> **DATA TO USE**:
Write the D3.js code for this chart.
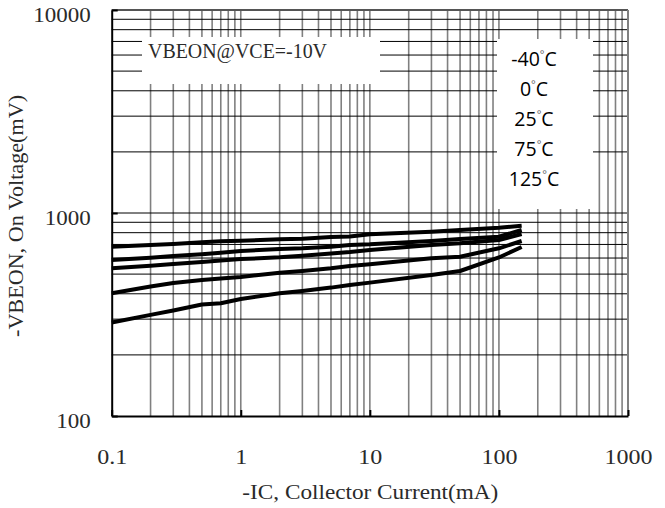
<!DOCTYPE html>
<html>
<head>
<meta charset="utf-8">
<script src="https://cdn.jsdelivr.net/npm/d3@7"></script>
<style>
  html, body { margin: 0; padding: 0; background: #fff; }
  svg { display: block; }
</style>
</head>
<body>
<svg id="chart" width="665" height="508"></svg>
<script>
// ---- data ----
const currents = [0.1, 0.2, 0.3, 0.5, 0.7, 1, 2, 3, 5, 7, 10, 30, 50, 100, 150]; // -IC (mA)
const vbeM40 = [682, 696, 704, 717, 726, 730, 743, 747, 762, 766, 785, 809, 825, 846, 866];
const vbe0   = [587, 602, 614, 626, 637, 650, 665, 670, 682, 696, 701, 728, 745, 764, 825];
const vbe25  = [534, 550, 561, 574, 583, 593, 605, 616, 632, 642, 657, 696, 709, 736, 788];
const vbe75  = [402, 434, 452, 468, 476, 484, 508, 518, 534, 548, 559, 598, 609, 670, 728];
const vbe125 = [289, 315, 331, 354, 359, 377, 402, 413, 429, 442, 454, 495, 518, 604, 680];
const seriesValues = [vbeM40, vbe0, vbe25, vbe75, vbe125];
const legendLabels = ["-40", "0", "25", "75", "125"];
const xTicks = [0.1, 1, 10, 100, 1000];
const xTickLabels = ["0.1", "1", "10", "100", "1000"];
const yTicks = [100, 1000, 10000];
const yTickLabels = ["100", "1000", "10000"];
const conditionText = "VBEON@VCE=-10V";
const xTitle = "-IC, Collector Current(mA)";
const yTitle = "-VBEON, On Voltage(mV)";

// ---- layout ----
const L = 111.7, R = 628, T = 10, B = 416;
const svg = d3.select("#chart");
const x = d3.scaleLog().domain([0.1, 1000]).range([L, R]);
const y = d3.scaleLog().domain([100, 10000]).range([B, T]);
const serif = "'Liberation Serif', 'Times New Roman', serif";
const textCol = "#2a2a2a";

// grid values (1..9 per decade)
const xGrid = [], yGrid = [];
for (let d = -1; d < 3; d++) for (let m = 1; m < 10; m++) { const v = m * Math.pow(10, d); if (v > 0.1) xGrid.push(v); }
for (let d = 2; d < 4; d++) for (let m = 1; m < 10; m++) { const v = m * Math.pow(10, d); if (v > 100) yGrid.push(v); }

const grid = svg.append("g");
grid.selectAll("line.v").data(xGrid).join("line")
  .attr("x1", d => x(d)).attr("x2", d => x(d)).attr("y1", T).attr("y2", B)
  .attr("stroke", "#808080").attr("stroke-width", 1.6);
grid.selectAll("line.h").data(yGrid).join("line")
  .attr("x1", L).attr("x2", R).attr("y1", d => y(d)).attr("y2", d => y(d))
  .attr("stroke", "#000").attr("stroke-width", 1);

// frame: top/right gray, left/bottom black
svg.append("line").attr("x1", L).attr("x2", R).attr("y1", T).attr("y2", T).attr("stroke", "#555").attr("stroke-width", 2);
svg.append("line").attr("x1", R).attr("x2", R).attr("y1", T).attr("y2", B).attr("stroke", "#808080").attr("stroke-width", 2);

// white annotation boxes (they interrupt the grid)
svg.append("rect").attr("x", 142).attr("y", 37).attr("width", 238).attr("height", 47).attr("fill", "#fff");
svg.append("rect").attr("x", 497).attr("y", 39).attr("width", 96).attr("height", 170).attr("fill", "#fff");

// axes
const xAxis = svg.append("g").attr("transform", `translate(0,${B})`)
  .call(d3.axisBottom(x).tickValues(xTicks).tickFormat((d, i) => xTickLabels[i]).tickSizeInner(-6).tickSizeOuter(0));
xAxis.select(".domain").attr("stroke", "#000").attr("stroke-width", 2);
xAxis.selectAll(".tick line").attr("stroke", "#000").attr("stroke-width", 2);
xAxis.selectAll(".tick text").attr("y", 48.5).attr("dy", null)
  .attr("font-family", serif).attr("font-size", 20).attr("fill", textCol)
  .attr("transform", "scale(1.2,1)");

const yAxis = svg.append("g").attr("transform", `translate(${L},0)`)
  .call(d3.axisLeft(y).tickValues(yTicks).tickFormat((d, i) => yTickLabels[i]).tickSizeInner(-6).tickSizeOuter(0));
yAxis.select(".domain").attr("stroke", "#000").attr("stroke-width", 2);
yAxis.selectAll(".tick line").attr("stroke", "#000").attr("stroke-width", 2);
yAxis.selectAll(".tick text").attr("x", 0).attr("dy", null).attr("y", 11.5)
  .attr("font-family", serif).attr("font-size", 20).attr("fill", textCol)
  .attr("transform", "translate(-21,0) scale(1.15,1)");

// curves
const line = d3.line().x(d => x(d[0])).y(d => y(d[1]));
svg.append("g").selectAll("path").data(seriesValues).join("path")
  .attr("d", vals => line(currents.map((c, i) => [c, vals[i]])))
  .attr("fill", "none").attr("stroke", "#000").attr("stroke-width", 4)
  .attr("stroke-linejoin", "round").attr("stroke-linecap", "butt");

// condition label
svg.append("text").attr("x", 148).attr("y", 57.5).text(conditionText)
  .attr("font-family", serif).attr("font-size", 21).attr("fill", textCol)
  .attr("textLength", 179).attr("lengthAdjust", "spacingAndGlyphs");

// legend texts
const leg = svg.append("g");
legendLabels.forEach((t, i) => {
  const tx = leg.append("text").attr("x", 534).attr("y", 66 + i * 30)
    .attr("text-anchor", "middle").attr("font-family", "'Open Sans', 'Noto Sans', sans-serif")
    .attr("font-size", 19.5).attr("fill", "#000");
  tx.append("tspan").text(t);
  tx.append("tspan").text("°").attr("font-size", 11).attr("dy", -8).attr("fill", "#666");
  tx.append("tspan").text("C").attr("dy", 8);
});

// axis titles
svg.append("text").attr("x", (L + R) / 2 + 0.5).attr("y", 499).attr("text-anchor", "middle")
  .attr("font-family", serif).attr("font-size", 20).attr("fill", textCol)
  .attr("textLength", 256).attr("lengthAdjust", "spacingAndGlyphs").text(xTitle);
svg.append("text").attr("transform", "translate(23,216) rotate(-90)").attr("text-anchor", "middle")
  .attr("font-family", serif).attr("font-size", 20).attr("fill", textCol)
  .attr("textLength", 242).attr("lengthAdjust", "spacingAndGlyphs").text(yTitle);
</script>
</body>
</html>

---

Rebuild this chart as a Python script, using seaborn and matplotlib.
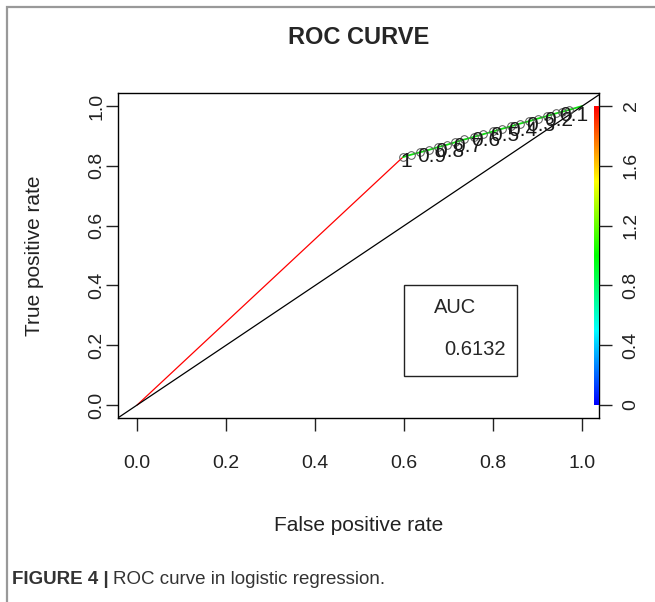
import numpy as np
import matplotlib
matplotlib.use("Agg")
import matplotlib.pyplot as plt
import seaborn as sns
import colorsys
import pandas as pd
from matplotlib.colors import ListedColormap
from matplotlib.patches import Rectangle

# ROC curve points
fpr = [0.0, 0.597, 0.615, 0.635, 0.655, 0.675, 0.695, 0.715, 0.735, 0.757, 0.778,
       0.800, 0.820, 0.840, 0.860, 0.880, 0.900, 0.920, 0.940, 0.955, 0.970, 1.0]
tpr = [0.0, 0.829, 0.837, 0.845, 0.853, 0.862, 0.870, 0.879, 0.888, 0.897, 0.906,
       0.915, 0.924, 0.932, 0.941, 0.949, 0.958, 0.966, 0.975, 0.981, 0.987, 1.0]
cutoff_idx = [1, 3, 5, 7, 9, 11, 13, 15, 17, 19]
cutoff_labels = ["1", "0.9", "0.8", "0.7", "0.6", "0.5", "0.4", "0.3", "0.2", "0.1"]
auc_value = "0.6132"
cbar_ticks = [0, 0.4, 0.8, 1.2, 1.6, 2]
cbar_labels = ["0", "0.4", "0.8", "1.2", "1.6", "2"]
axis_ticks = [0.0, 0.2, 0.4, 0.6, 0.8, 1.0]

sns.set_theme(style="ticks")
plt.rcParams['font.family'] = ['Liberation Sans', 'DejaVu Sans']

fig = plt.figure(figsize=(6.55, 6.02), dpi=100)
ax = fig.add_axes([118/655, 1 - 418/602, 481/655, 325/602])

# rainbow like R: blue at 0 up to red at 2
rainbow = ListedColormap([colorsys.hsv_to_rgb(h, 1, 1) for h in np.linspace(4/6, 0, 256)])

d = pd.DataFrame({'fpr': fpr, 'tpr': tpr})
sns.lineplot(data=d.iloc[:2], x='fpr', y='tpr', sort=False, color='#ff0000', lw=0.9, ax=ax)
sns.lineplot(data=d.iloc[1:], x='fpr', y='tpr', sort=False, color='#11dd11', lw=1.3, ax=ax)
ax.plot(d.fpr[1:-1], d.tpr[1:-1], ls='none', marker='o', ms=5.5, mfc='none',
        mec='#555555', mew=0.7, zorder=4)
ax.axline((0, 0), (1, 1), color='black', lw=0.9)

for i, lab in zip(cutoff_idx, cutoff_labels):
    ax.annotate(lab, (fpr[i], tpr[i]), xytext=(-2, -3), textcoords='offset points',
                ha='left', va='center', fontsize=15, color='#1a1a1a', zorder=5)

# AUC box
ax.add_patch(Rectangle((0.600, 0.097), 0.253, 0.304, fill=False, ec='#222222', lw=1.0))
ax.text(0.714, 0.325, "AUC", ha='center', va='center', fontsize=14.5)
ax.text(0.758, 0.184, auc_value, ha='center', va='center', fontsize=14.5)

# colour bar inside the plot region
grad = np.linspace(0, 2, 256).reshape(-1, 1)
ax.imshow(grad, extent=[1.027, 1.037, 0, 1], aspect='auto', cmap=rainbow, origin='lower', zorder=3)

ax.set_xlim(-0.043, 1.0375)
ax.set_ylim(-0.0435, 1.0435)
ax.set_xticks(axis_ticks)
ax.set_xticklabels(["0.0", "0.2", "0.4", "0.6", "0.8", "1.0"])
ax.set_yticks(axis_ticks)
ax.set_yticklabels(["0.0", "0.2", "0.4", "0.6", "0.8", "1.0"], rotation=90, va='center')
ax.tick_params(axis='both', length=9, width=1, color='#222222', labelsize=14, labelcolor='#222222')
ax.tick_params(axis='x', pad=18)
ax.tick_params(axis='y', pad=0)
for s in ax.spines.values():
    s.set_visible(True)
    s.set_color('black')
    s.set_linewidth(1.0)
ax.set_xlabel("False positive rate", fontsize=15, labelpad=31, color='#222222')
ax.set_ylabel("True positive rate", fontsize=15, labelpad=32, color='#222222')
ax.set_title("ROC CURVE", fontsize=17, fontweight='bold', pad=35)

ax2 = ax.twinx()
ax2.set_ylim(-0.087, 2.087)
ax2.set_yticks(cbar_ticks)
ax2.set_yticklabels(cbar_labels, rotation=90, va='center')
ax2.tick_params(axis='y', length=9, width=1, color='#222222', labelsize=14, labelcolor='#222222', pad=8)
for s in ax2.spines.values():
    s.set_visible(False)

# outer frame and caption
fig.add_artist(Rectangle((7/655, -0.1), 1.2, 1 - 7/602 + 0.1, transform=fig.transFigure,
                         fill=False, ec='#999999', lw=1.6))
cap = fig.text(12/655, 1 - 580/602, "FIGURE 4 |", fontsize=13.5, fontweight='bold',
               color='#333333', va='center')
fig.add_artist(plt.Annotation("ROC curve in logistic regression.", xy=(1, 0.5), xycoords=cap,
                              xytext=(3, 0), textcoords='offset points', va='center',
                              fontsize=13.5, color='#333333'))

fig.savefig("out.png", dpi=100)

> **DO THIS**: Set down exactly the lines above, from the line containing "Rebuild this chart" through the line containing "from matplotlib.patches import Rectangle". Skip the pictures.

> **ANSWER BELOW**:
Rebuild this chart as a Python script, using seaborn and matplotlib.
import numpy as np
import matplotlib
matplotlib.use("Agg")
import matplotlib.pyplot as plt
import seaborn as sns
import colorsys
import pandas as pd
from matplotlib.colors import ListedColormap
from matplotlib.patches import Rectangle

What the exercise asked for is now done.